About 20 percent of the total budget for the campaign will be spent outside the realm of traditional media like television, he adds, compared with previous campaigns that were “almost exclusively TV.”
And the television part of the campaign is being upgraded, Mr. Furse says, going from 15-second spots that were bought on a “run of schedule” basis on local stations to mostly 30-second spots with “more fixed positions, more prime time.”
The spots are appearing in local markets where Maaco franchisees operate stores, during station breaks in shows on the ABC, CBS, Fox and NBC broadcast networks.
Media planning and buying is handled internally at Maaco, and the company works with Pitch on the planning aspects, Mr. Furse says.

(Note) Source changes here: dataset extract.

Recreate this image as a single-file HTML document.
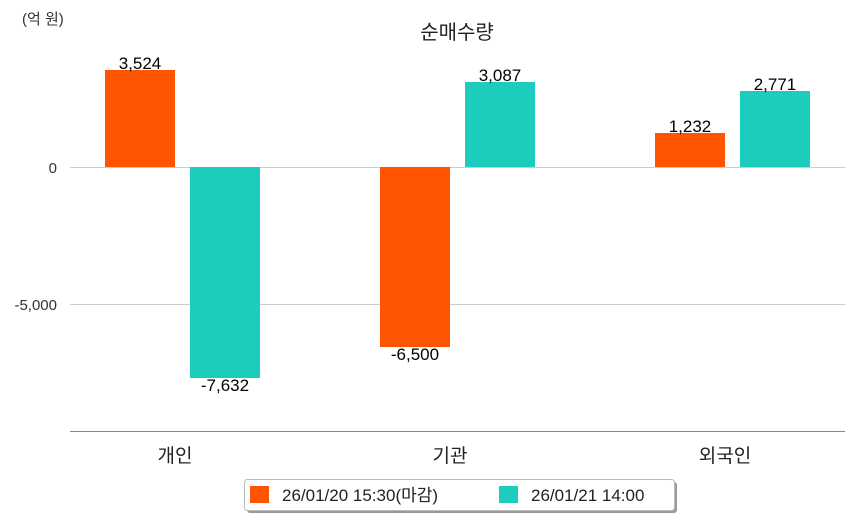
<!DOCTYPE html>
<html><head><meta charset="utf-8"><style>
body{margin:0;background:#fff;}
svg{display:block;font-family:"Liberation Sans","Noto Sans CJK KR",sans-serif;}
</style></head><body>
<svg width="854" height="520" viewBox="0 0 854 520">
<text x="22" y="24" font-size="15" fill="#333">(억 원)</text>
<text x="457" y="39" font-size="20" fill="#222" text-anchor="middle">순매수량</text>
<line x1="70" y1="167.5" x2="845" y2="167.5" stroke="#ccc"/>
<line x1="70" y1="304.5" x2="845" y2="304.5" stroke="#ccc"/>
<text x="57" y="173" font-size="15" fill="#333" text-anchor="end">0</text>
<text x="57" y="310" font-size="15" fill="#333" text-anchor="end">-5,000</text>
<rect x="105" y="70" width="70" height="97" fill="#ff5500"/>
<rect x="190" y="167" width="70" height="211" fill="#1ccdbd"/>
<rect x="380" y="167" width="70" height="180" fill="#ff5500"/>
<rect x="465" y="82" width="70" height="85" fill="#1ccdbd"/>
<rect x="655" y="133" width="70" height="34" fill="#ff5500"/>
<rect x="740" y="91" width="70" height="76" fill="#1ccdbd"/>
<g font-size="17" fill="#000" text-anchor="middle">
<text x="140" y="69">3,524</text>
<text x="225" y="391">-7,632</text>
<text x="415" y="360">-6,500</text>
<text x="500" y="81">3,087</text>
<text x="690" y="132">1,232</text>
<text x="775" y="90">2,771</text>
</g>
<line x1="70" y1="431.5" x2="845" y2="431.5" stroke="#888"/>
<g font-size="19" fill="#222" text-anchor="middle">
<text x="175" y="462">개인</text>
<text x="450" y="462">기관</text>
<text x="725" y="462">외국인</text>
</g>
<rect x="247" y="482" width="430" height="31" rx="3" fill="#999"/>
<rect x="244.5" y="479.5" width="430" height="31" rx="3" fill="#fff" stroke="#bbb"/>
<rect x="250" y="486" width="19" height="17" fill="#ff5500"/>
<text x="282" y="501" font-size="17" fill="#222">26/01/20 15:30(마감)</text>
<rect x="499" y="486" width="19" height="17" fill="#1ccdbd"/>
<text x="531" y="501" font-size="17" fill="#222">26/01/21 14:00</text>
</svg>
</body></html>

Response to the campaign so far has “been really good,” he adds, citing a 20 percent increase in traffic to maaco.com and the sending of more than 70 Twestimates to potential customers.
Maaco may be bringing out its new campaign just in time. Last week, Nissan Motor began advertising a new feature it calls “self-healing paint” with a campaign from TBWA/G1 in Paris, part of the TBWA Worldwide division of the Omnicom Group.